## START

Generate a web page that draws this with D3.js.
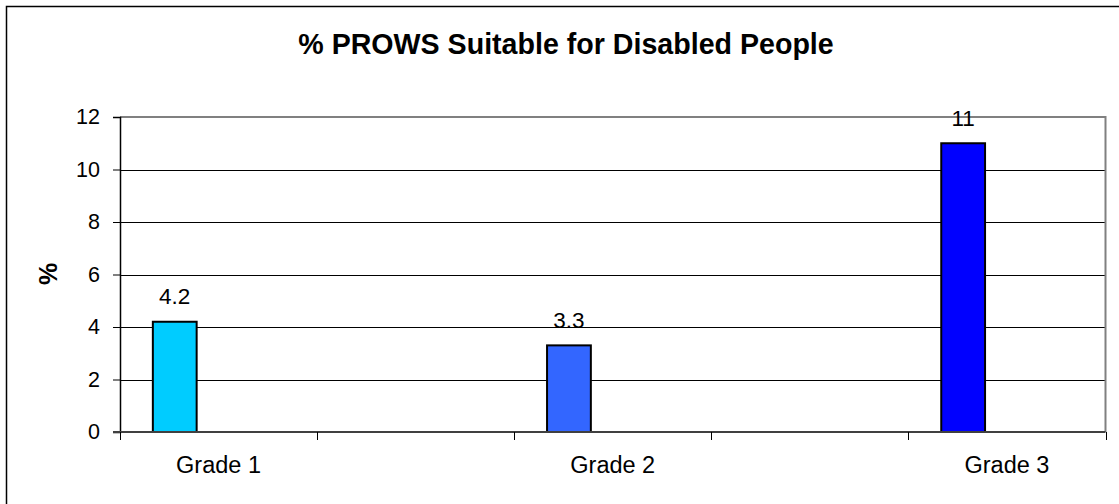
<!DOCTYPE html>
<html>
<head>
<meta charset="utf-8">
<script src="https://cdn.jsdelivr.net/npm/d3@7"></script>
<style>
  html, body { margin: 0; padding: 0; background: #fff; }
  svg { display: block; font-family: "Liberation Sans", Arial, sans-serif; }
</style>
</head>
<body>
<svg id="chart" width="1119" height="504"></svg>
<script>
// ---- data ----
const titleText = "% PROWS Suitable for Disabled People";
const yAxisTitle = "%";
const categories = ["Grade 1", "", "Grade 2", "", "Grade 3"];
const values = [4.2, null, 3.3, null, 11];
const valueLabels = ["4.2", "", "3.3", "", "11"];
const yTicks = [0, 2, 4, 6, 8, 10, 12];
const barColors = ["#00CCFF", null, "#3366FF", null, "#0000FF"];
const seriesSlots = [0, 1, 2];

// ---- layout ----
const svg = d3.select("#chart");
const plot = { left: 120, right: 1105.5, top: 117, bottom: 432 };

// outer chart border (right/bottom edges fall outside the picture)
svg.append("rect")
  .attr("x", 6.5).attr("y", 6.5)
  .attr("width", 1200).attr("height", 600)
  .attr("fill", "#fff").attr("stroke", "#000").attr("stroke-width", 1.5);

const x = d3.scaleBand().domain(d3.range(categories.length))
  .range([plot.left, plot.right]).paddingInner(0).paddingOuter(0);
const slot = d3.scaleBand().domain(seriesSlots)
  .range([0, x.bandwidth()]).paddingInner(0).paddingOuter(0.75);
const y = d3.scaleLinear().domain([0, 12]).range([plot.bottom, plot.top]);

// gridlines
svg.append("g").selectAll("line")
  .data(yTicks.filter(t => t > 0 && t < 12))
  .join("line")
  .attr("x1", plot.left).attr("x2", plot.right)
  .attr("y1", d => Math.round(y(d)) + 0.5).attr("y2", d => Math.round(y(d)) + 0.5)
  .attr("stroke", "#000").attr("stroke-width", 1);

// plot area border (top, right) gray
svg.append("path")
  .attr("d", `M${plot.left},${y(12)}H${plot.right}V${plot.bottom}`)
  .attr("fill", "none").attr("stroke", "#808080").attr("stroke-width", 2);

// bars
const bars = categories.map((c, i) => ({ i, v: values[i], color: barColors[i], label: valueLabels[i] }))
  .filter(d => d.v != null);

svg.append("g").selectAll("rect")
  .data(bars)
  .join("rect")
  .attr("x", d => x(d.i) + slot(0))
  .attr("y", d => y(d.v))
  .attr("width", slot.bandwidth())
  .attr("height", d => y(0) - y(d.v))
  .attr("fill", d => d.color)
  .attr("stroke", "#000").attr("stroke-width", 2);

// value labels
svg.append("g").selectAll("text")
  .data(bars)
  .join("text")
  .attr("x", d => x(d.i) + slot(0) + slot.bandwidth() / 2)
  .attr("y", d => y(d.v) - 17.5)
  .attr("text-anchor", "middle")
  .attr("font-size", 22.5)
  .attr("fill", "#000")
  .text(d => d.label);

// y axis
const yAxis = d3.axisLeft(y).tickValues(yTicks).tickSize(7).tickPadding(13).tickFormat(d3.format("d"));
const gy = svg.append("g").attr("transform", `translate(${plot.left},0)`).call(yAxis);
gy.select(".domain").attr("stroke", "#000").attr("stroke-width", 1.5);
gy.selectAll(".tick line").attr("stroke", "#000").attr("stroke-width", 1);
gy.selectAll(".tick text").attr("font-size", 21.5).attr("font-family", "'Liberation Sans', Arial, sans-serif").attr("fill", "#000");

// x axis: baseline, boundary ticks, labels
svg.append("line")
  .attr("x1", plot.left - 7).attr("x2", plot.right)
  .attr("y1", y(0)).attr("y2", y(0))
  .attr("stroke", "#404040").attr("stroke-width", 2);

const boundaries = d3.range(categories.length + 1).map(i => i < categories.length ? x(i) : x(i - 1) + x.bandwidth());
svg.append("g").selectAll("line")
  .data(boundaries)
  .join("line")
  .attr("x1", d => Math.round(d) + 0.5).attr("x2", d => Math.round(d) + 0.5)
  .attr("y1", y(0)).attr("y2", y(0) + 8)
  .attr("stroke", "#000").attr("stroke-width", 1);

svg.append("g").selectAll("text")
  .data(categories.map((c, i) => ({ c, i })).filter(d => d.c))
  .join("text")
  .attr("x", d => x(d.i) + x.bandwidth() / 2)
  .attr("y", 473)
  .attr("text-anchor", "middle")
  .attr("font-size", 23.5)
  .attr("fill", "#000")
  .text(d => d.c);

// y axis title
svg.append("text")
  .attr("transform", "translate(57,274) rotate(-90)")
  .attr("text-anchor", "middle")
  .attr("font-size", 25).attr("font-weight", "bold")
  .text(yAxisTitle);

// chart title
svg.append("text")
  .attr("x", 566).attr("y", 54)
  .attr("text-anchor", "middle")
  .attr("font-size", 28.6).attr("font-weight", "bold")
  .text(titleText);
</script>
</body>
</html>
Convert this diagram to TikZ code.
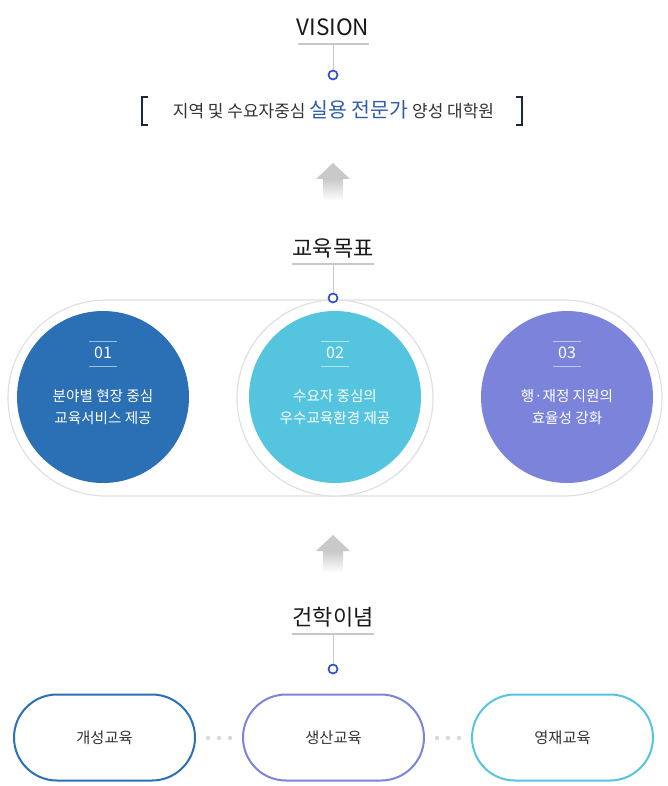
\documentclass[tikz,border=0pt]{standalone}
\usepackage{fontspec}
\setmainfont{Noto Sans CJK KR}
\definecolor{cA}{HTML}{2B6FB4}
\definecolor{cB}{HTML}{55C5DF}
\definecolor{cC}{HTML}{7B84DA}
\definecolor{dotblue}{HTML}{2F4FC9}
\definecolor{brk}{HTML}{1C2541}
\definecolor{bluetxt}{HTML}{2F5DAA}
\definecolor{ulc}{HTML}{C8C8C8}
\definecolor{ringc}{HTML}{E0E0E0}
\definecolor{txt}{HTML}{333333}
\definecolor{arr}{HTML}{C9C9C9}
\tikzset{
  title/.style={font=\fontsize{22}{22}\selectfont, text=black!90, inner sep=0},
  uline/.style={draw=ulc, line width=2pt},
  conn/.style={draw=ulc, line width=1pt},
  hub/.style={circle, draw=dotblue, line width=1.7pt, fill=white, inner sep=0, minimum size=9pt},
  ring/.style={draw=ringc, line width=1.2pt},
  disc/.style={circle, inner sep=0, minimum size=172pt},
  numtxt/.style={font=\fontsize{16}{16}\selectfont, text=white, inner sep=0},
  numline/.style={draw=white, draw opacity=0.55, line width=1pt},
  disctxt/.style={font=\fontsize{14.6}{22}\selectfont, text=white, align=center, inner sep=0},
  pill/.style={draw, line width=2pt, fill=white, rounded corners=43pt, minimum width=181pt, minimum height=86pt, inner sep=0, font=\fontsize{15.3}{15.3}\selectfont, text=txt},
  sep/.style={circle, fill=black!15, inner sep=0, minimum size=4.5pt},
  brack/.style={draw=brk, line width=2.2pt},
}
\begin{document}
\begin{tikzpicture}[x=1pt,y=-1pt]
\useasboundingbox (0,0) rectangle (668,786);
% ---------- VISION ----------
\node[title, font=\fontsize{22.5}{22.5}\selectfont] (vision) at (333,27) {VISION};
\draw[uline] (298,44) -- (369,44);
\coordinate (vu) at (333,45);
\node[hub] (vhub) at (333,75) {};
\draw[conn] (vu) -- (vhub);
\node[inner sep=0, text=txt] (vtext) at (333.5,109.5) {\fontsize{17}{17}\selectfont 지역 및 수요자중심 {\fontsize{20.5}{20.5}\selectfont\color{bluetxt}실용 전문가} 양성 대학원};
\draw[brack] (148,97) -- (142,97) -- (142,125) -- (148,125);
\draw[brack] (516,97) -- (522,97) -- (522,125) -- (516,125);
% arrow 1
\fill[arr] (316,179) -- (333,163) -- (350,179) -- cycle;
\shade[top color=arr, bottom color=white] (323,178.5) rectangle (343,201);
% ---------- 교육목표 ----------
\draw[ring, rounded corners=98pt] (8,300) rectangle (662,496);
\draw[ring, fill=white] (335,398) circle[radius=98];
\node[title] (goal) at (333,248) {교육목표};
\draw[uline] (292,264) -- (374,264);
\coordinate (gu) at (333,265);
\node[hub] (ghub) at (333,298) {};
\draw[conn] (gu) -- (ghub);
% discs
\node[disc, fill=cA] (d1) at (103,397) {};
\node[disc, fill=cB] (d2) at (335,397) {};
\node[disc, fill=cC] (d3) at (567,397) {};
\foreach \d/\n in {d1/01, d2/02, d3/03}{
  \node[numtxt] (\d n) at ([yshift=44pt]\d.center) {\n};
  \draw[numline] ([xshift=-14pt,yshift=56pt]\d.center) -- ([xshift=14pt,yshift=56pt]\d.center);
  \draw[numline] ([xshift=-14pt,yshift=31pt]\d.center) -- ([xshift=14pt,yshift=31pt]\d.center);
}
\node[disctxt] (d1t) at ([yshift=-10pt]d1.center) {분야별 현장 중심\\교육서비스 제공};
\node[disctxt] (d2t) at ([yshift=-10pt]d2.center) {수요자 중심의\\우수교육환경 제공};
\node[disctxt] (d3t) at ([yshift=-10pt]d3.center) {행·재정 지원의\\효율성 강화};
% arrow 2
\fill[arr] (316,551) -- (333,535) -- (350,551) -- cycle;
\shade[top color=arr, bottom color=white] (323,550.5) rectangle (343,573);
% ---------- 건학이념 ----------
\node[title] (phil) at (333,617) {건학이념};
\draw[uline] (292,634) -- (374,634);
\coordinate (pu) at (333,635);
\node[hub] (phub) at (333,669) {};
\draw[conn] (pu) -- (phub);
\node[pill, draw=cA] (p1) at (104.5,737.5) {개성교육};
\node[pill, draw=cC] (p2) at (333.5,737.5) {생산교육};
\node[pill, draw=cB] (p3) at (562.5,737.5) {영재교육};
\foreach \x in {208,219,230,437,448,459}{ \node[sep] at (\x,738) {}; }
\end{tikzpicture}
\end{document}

## END

_GIVEN TASK:_ Pictures are excluded: retype only the lines from the beginning of the listing above through the line with "d3.scaleLinear().domain([0, 12]).range([plot.bottom, plot.top]);", both included.

_RESPONSE:_
Generate a web page that draws this with D3.js.
<!DOCTYPE html>
<html>
<head>
<meta charset="utf-8">
<script src="https://cdn.jsdelivr.net/npm/d3@7"></script>
<style>
  html, body { margin: 0; padding: 0; background: #fff; }
  svg { display: block; font-family: "Liberation Sans", Arial, sans-serif; }
</style>
</head>
<body>
<svg id="chart" width="1119" height="504"></svg>
<script>
// ---- data ----
const titleText = "% PROWS Suitable for Disabled People";
const yAxisTitle = "%";
const categories = ["Grade 1", "", "Grade 2", "", "Grade 3"];
const values = [4.2, null, 3.3, null, 11];
const valueLabels = ["4.2", "", "3.3", "", "11"];
const yTicks = [0, 2, 4, 6, 8, 10, 12];
const barColors = ["#00CCFF", null, "#3366FF", null, "#0000FF"];
const seriesSlots = [0, 1, 2];

// ---- layout ----
const svg = d3.select("#chart");
const plot = { left: 120, right: 1105.5, top: 117, bottom: 432 };

// outer chart border (right/bottom edges fall outside the picture)
svg.append("rect")
  .attr("x", 6.5).attr("y", 6.5)
  .attr("width", 1200).attr("height", 600)
  .attr("fill", "#fff").attr("stroke", "#000").attr("stroke-width", 1.5);

const x = d3.scaleBand().domain(d3.range(categories.length))
  .range([plot.left, plot.right]).paddingInner(0).paddingOuter(0);
const slot = d3.scaleBand().domain(seriesSlots)
  .range([0, x.bandwidth()]).paddingInner(0).paddingOuter(0.75);
const y = d3.scaleLinear().domain([0, 12]).range([plot.bottom, plot.top]);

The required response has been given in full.